**Data extract**
========================================

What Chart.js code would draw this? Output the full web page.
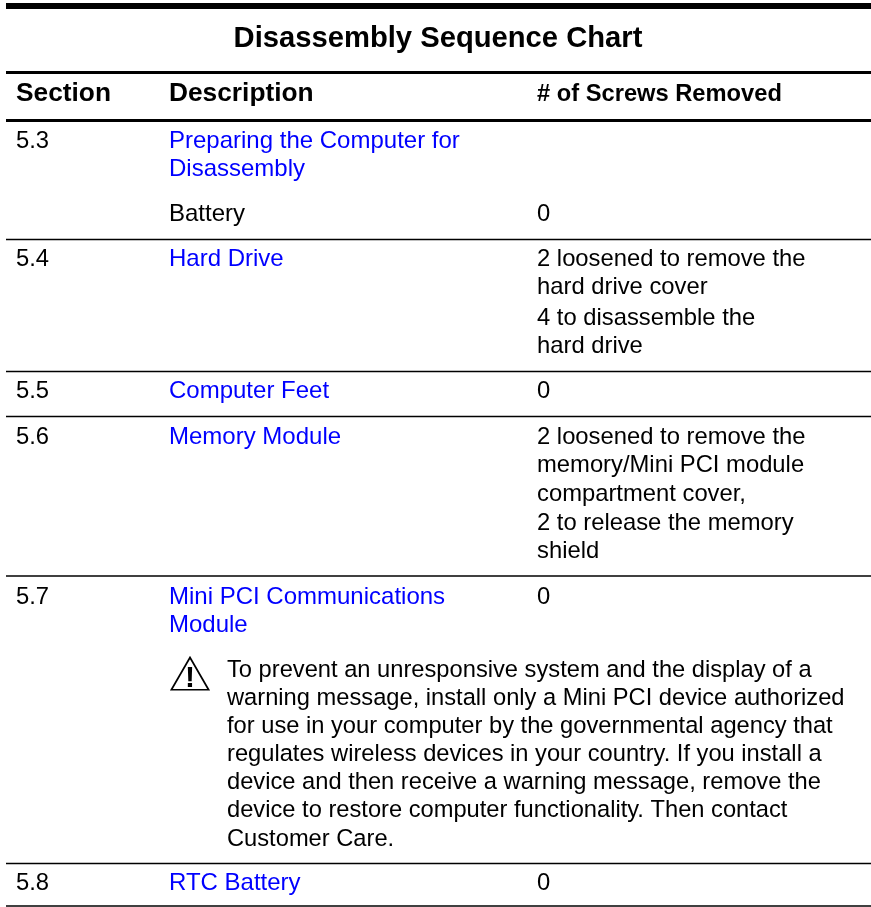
<!DOCTYPE html>
<html>
<head>
<meta charset="utf-8">
<title>Disassembly Sequence Chart</title>
<script src="https://cdn.jsdelivr.net/npm/chart.js@4"></script>
<style>
  html, body { margin: 0; padding: 0; background: #fff; }
  canvas { display: block; }
</style>
</head>
<body>
<canvas id="seqChart" width="871" height="907"></canvas>
<script>
// Table contents, one array per column, y = baseline
const titleText = ['Disassembly Sequence Chart'];
const titleRows = [47];
const headers = ['Section', 'Description', '# of Screws Removed'];
const headerRows = [100.5, 100.5, 100.5];

const sections = ['5.3', '5.4', '5.5', '5.6', '5.7', '5.8'];
const sectionRows = [148, 266, 398, 444, 604, 890];

const descriptions = ['Preparing the Computer for', 'Disassembly', 'Battery', 'Hard Drive',
  'Computer Feet', 'Memory Module', 'Mini PCI Communications', 'Module', 'RTC Battery'];
const descriptionRows = [148, 176, 221, 266, 398, 444, 604, 632, 890];
const descriptionLinks = [true, true, false, true, true, true, true, true, true];

const screws = ['0', '2 loosened to remove the', 'hard drive cover', '4 to disassemble the', 'hard drive',
  '0', '2 loosened to remove the', 'memory/Mini PCI module', 'compartment cover,',
  '2 to release the memory', 'shield', '0', '0'];
const screwRows = [221, 266, 294, 325, 353, 398, 444, 472, 501, 530, 558, 604, 890];

const cautionLines = ['To prevent an unresponsive system and the display of a',
  'warning message, install only a Mini PCI device authorized',
  'for use in your computer by the governmental agency that',
  'regulates wireless devices in your country. If you install a',
  'device and then receive a warning message, remove the',
  'device to restore computer functionality. Then contact',
  'Customer Care.'];
const cautionRows = [677, 705, 733, 761, 789, 817, 846];

const ruleRows = [6, 72.5, 120.5, 239.5, 371.5, 416.5, 576, 863.5, 906];
const ruleWeights = [6, 3, 3, 1.3, 1.3, 1.3, 1.3, 1.3, 1.3];

// Horizontal anchors of the columns
const columnX = { section: 16, description: 169, screws: 537, caution: 227, center: 438, ruleStart: 6, ruleEnd: 871 };
const warningPoint = { x: 190, y: 679 };

const BODY_FONT = '23.8px "Liberation Sans", Arial, sans-serif';
const DESC_FONT = '24px "Liberation Sans", Arial, sans-serif';
const CAUTION_FONT = '23.7px "Liberation Sans", Arial, sans-serif';
const HEAD_FONT = 'bold 26.3px "Liberation Sans", Arial, sans-serif';
const SCREWS_HEAD_FONT = 'bold 23.7px "Liberation Sans", Arial, sans-serif';
const TITLE_FONT = 'bold 29.2px "Liberation Sans", Arial, sans-serif';

// One line dataset per table rule
const ruleSets = ruleRows.map((y, i) => ({
  type: 'line',
  data: [{ x: columnX.ruleStart, y: y }, { x: columnX.ruleEnd, y: y }],
  borderColor: '#000',
  borderWidth: ruleWeights[i],
  pointRadius: 0,
  order: 2
}));

// Caution triangle
const warningSet = {
  type: 'scatter',
  data: [warningPoint],
  pointStyle: 'triangle',
  pointRadius: 21.5,
  pointBorderColor: '#000',
  pointBackgroundColor: '#fff',
  pointBorderWidth: 1.7,
  order: 1
};

// Draws the table text at scale positions
const tableText = {
  id: 'tableText',
  afterDatasetsDraw(chart) {
    const { ctx, scales } = chart;
    const put = (str, x, y, font, color, align) => {
      ctx.font = font;
      ctx.fillStyle = color || '#000';
      ctx.textAlign = align || 'left';
      ctx.textBaseline = 'alphabetic';
      ctx.fillText(str, scales.x.getPixelForValue(x), scales.y.getPixelForValue(y));
    };
    ctx.save();
    put(titleText[0], columnX.center, titleRows[0], TITLE_FONT, '#000', 'center');
    put(headers[0], columnX.section, headerRows[0], HEAD_FONT);
    put(headers[1], columnX.description, headerRows[1], HEAD_FONT);
    put(headers[2], columnX.screws, headerRows[2], SCREWS_HEAD_FONT);
    sections.forEach((s, i) => put(s, columnX.section, sectionRows[i], BODY_FONT));
    descriptions.forEach((s, i) => put(s, columnX.description, descriptionRows[i], DESC_FONT, descriptionLinks[i] ? '#0000ff' : '#000'));
    screws.forEach((s, i) => put(s, columnX.screws, screwRows[i], BODY_FONT));
    cautionLines.forEach((s, i) => put(s, columnX.caution, cautionRows[i], CAUTION_FONT));
    put('!', warningPoint.x, warningPoint.y + 8, 'bold 30px "Liberation Sans", Arial, sans-serif', '#000', 'center');
    ctx.restore();
  }
};

const ctx = document.getElementById('seqChart').getContext('2d');
new Chart(ctx, {
  type: 'scatter',
  data: { datasets: [...ruleSets, warningSet] },
  plugins: [tableText],
  options: {
    responsive: false,
    animation: false,
    layout: { padding: 0, autoPadding: false },
    plugins: { legend: { display: false }, tooltip: { enabled: false } },
    scales: {
      x: { type: 'linear', display: false, min: 0, max: 871 },
      y: { type: 'linear', display: false, min: 0, max: 907, reverse: true }
    }
  }
});
</script>
</body>
</html>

========================================

**Exercise task**
Take the material above from its first line through the line holding "const sectionRows = [148, 266, 398, 444, 604, 890];" and set it down exactly, without the pictures.

**Reply to the exercise**
What Chart.js code would draw this? Output the full web page.
<!DOCTYPE html>
<html>
<head>
<meta charset="utf-8">
<title>Disassembly Sequence Chart</title>
<script src="https://cdn.jsdelivr.net/npm/chart.js@4"></script>
<style>
  html, body { margin: 0; padding: 0; background: #fff; }
  canvas { display: block; }
</style>
</head>
<body>
<canvas id="seqChart" width="871" height="907"></canvas>
<script>
// Table contents, one array per column, y = baseline
const titleText = ['Disassembly Sequence Chart'];
const titleRows = [47];
const headers = ['Section', 'Description', '# of Screws Removed'];
const headerRows = [100.5, 100.5, 100.5];

const sections = ['5.3', '5.4', '5.5', '5.6', '5.7', '5.8'];
const sectionRows = [148, 266, 398, 444, 604, 890];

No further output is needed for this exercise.